En cette année du centenaire de la disparition de Claude Debussy (1862-1918), il n’est pas un interprète qui n’inclue de ses œuvres dans les concerts diffusés sur notre côte basque : depuis le violoncelliste Gautier Capuçon lors du dernier festival biarrot des « Beaux Jours de la Musique » jusqu’aux « romances » interprétées par la soprane Manon Lamaison avec Lutxi Nesprias au piano dans le beau salon des Gobelins au Château d'Arcangues, en passant par la « Petite Suite » jouée au Théâtre Quintaou d’Anglet par l’Orchestre national Bordeaux Aquitaine… Et en attendant ce dimanche 6 mai l’interprétation à l’hôtel du Palais du Quatuor en fa majeur de Maurice Ravel dont on se souviendra que Debussy l’avait adjuré de n’y pas altérer une seule note, contrairement à ce que lui suggéraient ses éditeurs : « Au nom des dieux de la musique, et au mien, ne touchez à rien de ce que vous avez écrit de votre Quatuor » !
Sans doute, la « Barque sur l’Océan » du compositeur ziburutar avait-elle touché « La Mer », les esquisses symphoniques pour orchestre de Debussy, dont le compositeur Arthur Honegger disait que « chaque note, chaque timbre – tout est pensé, ressenti et contribue à l'animation émotionnelle ». Quant à la pianiste Marguerite Long, dont on conserve l'enregistrement historique (1932) du Concerto en Sol de Ravel (lequel dirigeait l’orchestre), elle écrivait : « Personne après Debussy n'a joué du piano comme avant. Il nous a trop bien habitués à l'oscillation infinie de sa propre vibration, à ce diapason révélateur. De cette sensibilité extraordinaire découle son emprise, son immense capacité à séduire. Et ses méthodes d'écriture ou l'utilisation proscrite de certaines harmonies n'ont aucune importance. Voici ce que ses innombrables imitateurs n'ont pas compris ». Cependant, elles n’en furent pas moins « contrastées », les relations entre Ravel et Debussy en qui le compositeur ziburutar voyait certes « un artiste incomparable, un individu au génie des plus phénoménaux »… Mais Ravel considérait également que certaines de ses œuvres de jeunesse – « Habanera » et « Jeux d’eau » - auraient inspiré à Debussy quelques pages dont la critique omit de reconnaître la « filiation ravélienne »…

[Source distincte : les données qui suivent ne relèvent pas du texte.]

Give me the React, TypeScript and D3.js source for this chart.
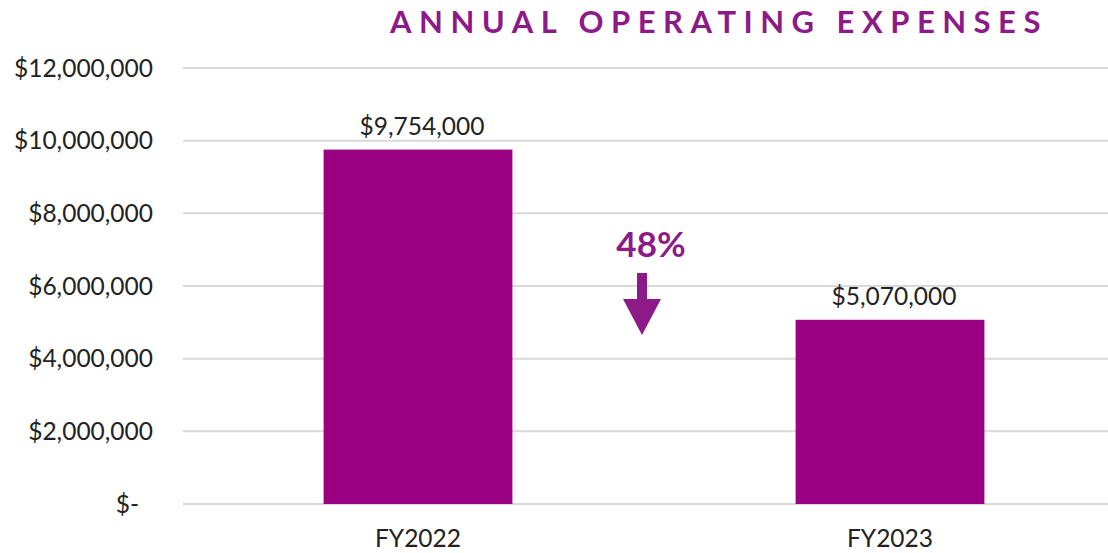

Et toutes ces grandes figures du monde musical se donnaient alors rendez-vous sur la côte basque !
Particulièrement, Debussy : entre les splendeurs de l'Italie et la découverte de la musique de Palestrina lors de son séjour à la Villa Médicis (qu’il dut à un premier prix de Rome obtenu avec « L'Enfant prodigue ») et son dernier grand voyage, à Saint-Pétersbourg, où ses concerts à l'Assemblée de la Noblesse reçurent un accueil extraordinaire du public mélomane russe, l’auteur du célébrissime « Clair de lune » vint également au Pays Basque. Déjà épuisé et miné par le cancer du colon qui devait l’emporter au printemps de 1918, Debussy séjourna à Saint-Jean-de-Luz en juillet 1915, dans « une maison charmante, basque comme construction et anglaise comme arrangement ». Sans doute à l’initiative de son vieil ami l’écrivain Paul-Jean Toulet, installé dans la villa Etcheberria à Guéthary, il revint sur la côte basque en 1917 : il logea au chalet Habas (*), « un modeste chalet qui appartient au Colonel Nicoll, de l’armée anglaise – en ce moment sur le front. Sa femme est à Londres », écrivit-il à son ami, le musicologue Robert Godet.
En compagnie du violoniste Gaston Poulet, il joua à l’Hôtel du Palais à Biarritz, le 14 septembre, sa dernière sonate (composée un an avant sa disparition) et applaudit, en octobre, un récital du pianiste orthézien Francis Planté lors d’un concert de la société Charles Bordes.
(*) Le chalet Habas se trouve rue Marcel Hiribarren à Saint-Jean-de-Luz, dans une allée voisine de l'école Urquijo.